1906: America’s first national monument and the future of working lands
On September 24, 1906, President Theodore Roosevelt proclaimed Devils Tower in northeastern Wyoming the nation’s first National Monument, using the new Antiquities Act passed earlier that year. While the designation is best known as a milestone in U.S. conservation, it also foreshadowed a century of negotiation over how public lands intersect with working lands—especially rangelands—across the American West.
Monuments and other conservation areas sit within broader mosaics of federal, state, tribal, and private ownership where cattle and sheep grazing, water infrastructure, timber, and recreation overlap. The Devils Tower proclamation signaled a federal commitment to preserve landscapes of scientific and cultural value, and it became a template for later monuments across the West and Southwest. Over time, these designations helped catalyze debates over grazing allotments, predator control, invasive species, wildfire, and watershed health, and they pushed agencies and ranching communities toward more collaborative range management. Today’s range monitoring, adaptive grazing plans, and cross-boundary invasive species work trace part of their policy lineage to this early conservation moment.
2015: A moral lens on climate and farm labor
On September 24, 2015, Pope Francis became the first pontiff to address a joint meeting of the U.S. Congress. His remarks—urging environmental stewardship and humane treatment of migrants—landed squarely on two realities of modern American agriculture: climate risk and a labor force in which a majority of hired field workers are foreign-born.
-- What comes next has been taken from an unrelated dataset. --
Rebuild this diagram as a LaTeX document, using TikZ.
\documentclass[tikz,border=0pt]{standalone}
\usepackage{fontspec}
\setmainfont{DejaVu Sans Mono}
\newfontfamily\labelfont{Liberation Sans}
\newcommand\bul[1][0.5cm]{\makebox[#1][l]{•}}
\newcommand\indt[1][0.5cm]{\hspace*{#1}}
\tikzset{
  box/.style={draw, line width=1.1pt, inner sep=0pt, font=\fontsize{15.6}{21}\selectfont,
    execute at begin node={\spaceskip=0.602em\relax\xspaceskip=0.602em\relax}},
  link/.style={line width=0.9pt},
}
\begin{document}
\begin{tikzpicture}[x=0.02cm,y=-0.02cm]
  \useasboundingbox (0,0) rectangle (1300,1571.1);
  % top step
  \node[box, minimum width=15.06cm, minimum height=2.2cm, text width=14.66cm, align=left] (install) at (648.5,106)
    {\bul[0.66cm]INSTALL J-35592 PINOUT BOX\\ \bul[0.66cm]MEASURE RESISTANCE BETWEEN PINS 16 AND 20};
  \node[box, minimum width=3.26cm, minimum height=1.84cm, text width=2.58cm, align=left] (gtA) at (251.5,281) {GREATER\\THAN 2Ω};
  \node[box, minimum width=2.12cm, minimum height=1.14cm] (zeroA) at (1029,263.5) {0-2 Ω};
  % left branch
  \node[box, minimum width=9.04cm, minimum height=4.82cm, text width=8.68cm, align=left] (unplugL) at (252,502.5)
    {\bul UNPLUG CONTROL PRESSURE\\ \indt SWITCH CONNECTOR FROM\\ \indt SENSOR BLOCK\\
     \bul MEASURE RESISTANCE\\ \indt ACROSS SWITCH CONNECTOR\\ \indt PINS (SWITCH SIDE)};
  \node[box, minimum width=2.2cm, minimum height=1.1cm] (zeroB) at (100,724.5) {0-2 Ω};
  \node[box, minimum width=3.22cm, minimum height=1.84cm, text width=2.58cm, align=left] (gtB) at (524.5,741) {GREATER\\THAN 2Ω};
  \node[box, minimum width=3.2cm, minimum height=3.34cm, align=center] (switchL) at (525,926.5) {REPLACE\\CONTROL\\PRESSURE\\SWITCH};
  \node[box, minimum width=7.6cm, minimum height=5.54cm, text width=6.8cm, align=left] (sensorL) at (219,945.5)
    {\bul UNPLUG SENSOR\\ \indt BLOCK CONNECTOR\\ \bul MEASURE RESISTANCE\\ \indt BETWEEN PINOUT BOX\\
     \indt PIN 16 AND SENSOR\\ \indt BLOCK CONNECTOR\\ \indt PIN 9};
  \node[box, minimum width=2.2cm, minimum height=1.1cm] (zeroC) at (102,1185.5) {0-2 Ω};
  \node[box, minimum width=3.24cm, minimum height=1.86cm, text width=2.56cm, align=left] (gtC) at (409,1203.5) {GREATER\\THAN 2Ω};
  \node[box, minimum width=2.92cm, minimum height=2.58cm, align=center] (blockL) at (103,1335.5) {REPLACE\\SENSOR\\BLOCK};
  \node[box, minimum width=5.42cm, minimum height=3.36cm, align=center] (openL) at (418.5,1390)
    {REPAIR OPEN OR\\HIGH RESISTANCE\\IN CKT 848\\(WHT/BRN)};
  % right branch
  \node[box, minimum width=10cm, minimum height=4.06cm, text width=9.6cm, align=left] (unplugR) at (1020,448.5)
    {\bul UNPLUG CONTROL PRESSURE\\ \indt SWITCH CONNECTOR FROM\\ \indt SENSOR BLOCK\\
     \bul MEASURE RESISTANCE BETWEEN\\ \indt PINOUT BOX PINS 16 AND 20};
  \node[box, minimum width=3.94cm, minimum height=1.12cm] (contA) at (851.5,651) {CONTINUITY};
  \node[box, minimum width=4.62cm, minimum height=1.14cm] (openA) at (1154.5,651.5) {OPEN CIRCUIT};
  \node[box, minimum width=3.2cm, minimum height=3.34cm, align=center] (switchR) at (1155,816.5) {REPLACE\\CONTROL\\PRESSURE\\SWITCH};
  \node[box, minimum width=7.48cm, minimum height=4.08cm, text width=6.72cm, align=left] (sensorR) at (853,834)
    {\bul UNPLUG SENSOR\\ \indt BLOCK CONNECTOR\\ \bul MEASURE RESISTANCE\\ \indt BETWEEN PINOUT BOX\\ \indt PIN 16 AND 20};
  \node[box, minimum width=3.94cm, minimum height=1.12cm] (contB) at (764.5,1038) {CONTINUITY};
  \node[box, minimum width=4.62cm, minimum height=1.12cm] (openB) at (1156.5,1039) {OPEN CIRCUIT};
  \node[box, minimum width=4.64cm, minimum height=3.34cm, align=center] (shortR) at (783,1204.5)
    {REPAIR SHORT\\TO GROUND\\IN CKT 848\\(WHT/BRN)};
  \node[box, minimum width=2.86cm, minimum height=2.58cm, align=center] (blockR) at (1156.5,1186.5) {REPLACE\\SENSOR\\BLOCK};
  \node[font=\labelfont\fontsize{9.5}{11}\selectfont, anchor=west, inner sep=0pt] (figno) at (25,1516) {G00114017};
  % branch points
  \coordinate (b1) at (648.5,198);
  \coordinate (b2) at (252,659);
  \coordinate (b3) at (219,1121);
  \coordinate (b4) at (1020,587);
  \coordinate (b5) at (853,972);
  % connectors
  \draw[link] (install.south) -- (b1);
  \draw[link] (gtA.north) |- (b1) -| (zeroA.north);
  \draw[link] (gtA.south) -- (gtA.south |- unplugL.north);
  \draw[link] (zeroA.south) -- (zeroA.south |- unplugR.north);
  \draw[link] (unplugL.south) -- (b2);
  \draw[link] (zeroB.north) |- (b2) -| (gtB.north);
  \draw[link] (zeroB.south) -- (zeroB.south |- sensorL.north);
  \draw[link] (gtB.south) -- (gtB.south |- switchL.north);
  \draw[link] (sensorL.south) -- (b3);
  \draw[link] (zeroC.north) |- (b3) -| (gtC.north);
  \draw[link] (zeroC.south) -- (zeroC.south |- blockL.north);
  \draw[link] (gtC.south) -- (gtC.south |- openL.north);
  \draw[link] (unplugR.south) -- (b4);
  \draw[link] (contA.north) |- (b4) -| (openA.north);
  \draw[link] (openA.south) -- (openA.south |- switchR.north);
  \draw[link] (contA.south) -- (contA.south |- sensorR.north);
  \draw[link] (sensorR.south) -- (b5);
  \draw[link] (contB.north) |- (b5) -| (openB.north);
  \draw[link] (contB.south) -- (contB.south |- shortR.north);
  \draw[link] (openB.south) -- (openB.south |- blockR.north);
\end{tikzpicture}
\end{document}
For producers, the environmental message dovetailed with accelerating adoption of climate‑smart practices: precision nutrient management, cover crops, rotational grazing, soil carbon projects, and water‑efficient irrigation. For legislators, the address added moral urgency to debates over disaster aid, crop insurance, drought resilience, and conservation incentives. On labor, it highlighted longstanding tensions in farm labor policy—from the H‑2A visa program’s rapid expansion to state and federal efforts to balance wages, housing, and employer compliance with the seasonal realities of perishable crops. While the speech did not change statutes on its own, it helped frame subsequent policy conversations in terms of stewardship and dignity—language that continues to shape farm bill conservation titles, disaster packages, and immigration proposals.
Why these anniversaries still matter
Taken together, the events of September 24 underscore three durable truths about U.S. agriculture. Markets and money matter: financial instability can transmit to the countryside with speed and force. Land and law matter: conservation decisions ripple across communities that make a living from those lands. Values matter: the way leaders talk about workers, climate, and stewardship influences how policies get written, funded, and implemented.
As farmers and ranchers head into harvest and fall shipping seasons, those lessons remain practical. Risk management is not just about weather but also financial shock. Long-term profitability often hinges on soil, water, and range health decisions made today. And resilient food systems depend on the people who plant, pick, pack, and process—along with the policies that shape their work and lives.
On this date
- 1869: Black Friday gold panic sends shockwaves through U.S. grain and cotton markets.
- 1906: Theodore Roosevelt proclaims Devils Tower the first U.S. National Monument, anchoring a century of conservation-and-grazing debates.
- 2015: Pope Francis addresses Congress, elevating climate stewardship and migrant labor as national priorities with direct implications for agriculture.